August 18, 2003

Self-Actualizing Quentin

I posted about this before. Quentin is the dog who escaped his date with death by defying the dog pound's gas chamber. He was placed with Stray Rescue of St. Louis, and the director of this organization eventually adopted the dog.

This has raised the ire (probably because he has nothing else to write about) of Kevin Horrigan, St. Louis Post-Dispatch columnist. The article is here.

Now, sampling Kevin's obra.

    I really hate to bring this up, what with the general jubilation over the happy non-ending for Quentin, the Miracle Dog, but is it really right that Quentin will spend the rest of his life as a public relations dog?
Okay. Whoa. Morals and animals, oh my, oh my. Is it "right" to put healthy animals to sleep simply because society doesn't have the sense to spay/neuter its pets? Wow, I don't think I want to go there. Next point.

    This is where Quentin's role as a PR-dog comes in. An organization called In Defense of Animals has hired him, for the cost of a $5,000 donation to the city pound, as a national spokesdog for the plight of stray animals. The money will be used to help hire a full-time veterinarian who can administer lethal injections at the pound.
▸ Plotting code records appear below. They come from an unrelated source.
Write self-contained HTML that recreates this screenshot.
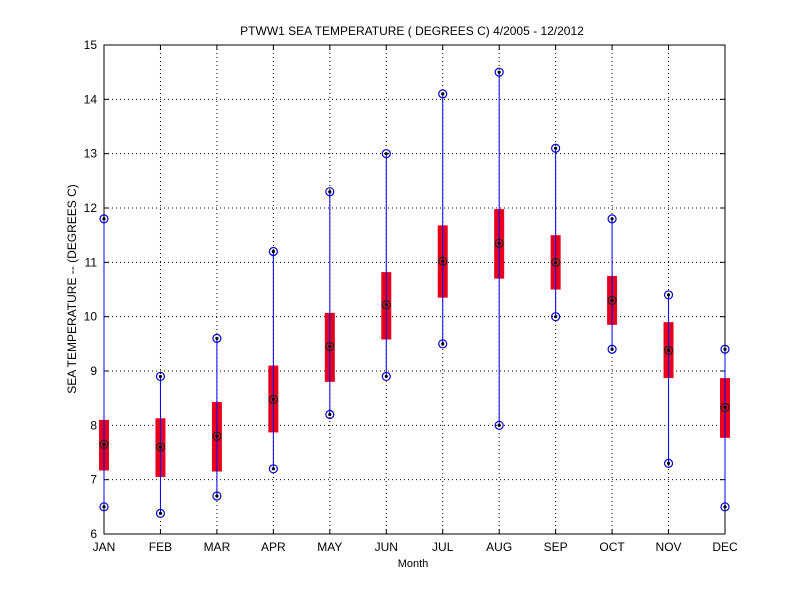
<!DOCTYPE html>
<html><head><style>body{margin:0;background:#fff}svg{display:block}</style></head><body>
<svg id="s" width="800" height="600" xmlns="http://www.w3.org/2000/svg" font-family="Liberation Sans, sans-serif" font-size="12">
<rect width="800" height="600" fill="#fff"/>
</svg>
<script>
const s=document.getElementById('s');
const X0=104,X1=725,Y0=45,Y1=534;
const xs=i=>X0+i*(X1-X0)/11, ys=v=>Y0+(15-v)*(Y1-Y0)/9;
let h='';
const m=['JAN','FEB','MAR','APR','MAY','JUN','JUL','AUG','SEP','OCT','NOV','DEC'];
for(let i=0;i<12;i++){const x=xs(i);
 h+=`<line x1="${x}" y1="${Y0}" x2="${x}" y2="${Y1}" stroke="#000" stroke-dasharray="1,3" stroke-width="1"/>`;
 h+=`<line x1="${x}" y1="${Y1}" x2="${x}" y2="${Y1-5}" stroke="#000"/><line x1="${x}" y1="${Y0}" x2="${x}" y2="${Y0+5}" stroke="#000"/>`;
 h+=`<text x="${x}" y="${Y1+17}" text-anchor="middle">${m[i]}</text>`;}
for(let v=6;v<=15;v++){const y=ys(v);
 h+=`<line x1="${X0}" y1="${y}" x2="${X1}" y2="${y}" stroke="#000" stroke-dasharray="1,3"/>`;
 h+=`<line x1="${X0}" y1="${y}" x2="${X0+5}" y2="${y}" stroke="#000"/><line x1="${X1}" y1="${y}" x2="${X1-5}" y2="${y}" stroke="#000"/>`;
 h+=`<text x="${X0-7}" y="${y+4}" text-anchor="end">${v}</text>`;}
h+=`<rect x="${X0}" y="${Y0}" width="${X1-X0}" height="${Y1-Y0}" fill="none" stroke="#000"/>`;
const d=[[11.8,6.5,7.17,8.1,7.65],[8.9,6.38,7.05,8.13,7.6],[9.6,6.7,7.15,8.43,7.8],[11.2,7.2,7.87,9.1,8.48],[12.3,8.2,8.8,10.07,9.45],[13.0,8.9,9.58,10.82,10.22],[14.1,9.5,10.35,11.68,11.02],[14.5,8.0,10.7,11.98,11.35],[13.1,10.0,10.5,11.5,11.0],[11.8,9.4,9.85,10.75,10.3],[10.4,7.3,8.87,9.9,9.38],[9.4,6.5,7.77,8.87,8.33]];
const mk=(x,y)=>`<circle cx="${x}" cy="${y}" r="4" fill="none" stroke="#0000cc" stroke-width="1.2"/><circle cx="${x}" cy="${y}" r="1.6" fill="#000"/>`;
d.forEach((r,i)=>{const x=xs(i);
 h+=`<line x1="${x}" y1="${ys(r[0])}" x2="${x}" y2="${ys(r[1])}" stroke="#0000ff"/>`;
 h+=`<rect x="${x-5}" y="${ys(r[3])}" width="10" height="${ys(r[2])-ys(r[3])}" fill="#e8001c"/>`;
 h+=`<line x1="${x}" y1="${ys(r[3])}" x2="${x}" y2="${ys(r[2])}" stroke="#0000ff"/>`;
 h+=mk(x,ys(r[0]))+mk(x,ys(r[1]))+`<circle cx="${x}" cy="${ys(r[4])}" r="4" fill="none" stroke="#222" stroke-width="1.2"/><circle cx="${x}" cy="${ys(r[4])}" r="1.6" fill="#000"/>`;});
h+=`<text x="412" y="35" text-anchor="middle">PTWW1  SEA TEMPERATURE ( DEGREES C) 4/2005 - 12/2012</text>`;
h+=`<text x="413" y="567" text-anchor="middle" font-size="11">Month</text>`;
h+=`<text transform="translate(76,289) rotate(-90)" text-anchor="middle">SEA TEMPERATURE -- (DEGREES C)</text>`;
s.insertAdjacentHTML('beforeend',h);
</script>
</body></html>
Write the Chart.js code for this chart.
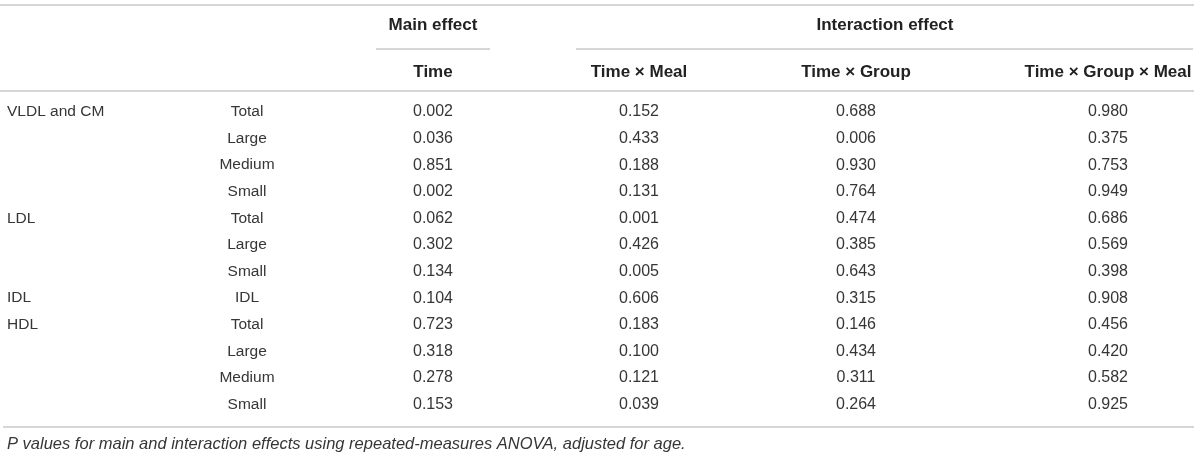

    Two observations about that: One, unless the city can find a vet who works a lot cheaper than mine does, $5,000 isn't going to go very far. And two, what an awful job: "How'd your day go today, honey?" "Great, I killed 38 dogs." Quentin's new companion-human is Randy Grim, the founder of the Stray Rescue of St. Louis shelter, a man who pops Xanax for anxiety disorders but who has become a kind of Mother Teresa for stray animals. Quentin's new role will be as a celebrity, making public appearances around the country to raise money and awareness - a canine version of Fergie, the ex-Duchess of York.
Let's see. This is a DOG. I'm sure he's going to hate lots of attention from awestruck people who want to pet him and give him treats. Sure, 5k isn't much. But, last I checked, it's $4,999.99 more than a penny, which is a cent more than nothing.

And then there's that little matter of the ad hominem. SMEAR Randy Grim! Why? Because I can, says Horrigan. That man's job would make ME pop Xanax, too - so much heartbreak with unwanted animals.

And then comes the self-actualization part.

    Under the theory of dog fulfillment, tracking dogs like beagles or hounds should go to tracking classes, Labrador retrievers should be furnished with water and ducks, and French poodles should be furnished with a nice Bordeaux. Quentin is a Basenji mix, descended from African hunting dogs, so he should be taken out in the woods to hunt warthogs.
Geez. What next? Should my cats be given live mice in a controlled room with a dirt floor at least three times a week? I think they're faring just fine.

Maslow (and Pavlov) are turning over in their graves.

Mr. Horrigan - I'm certain, though I can't properly anthropomorphize a dog (doubtful you can either), that Quentin would choose life and petting over death and another gassing? You wanna try again with a new column?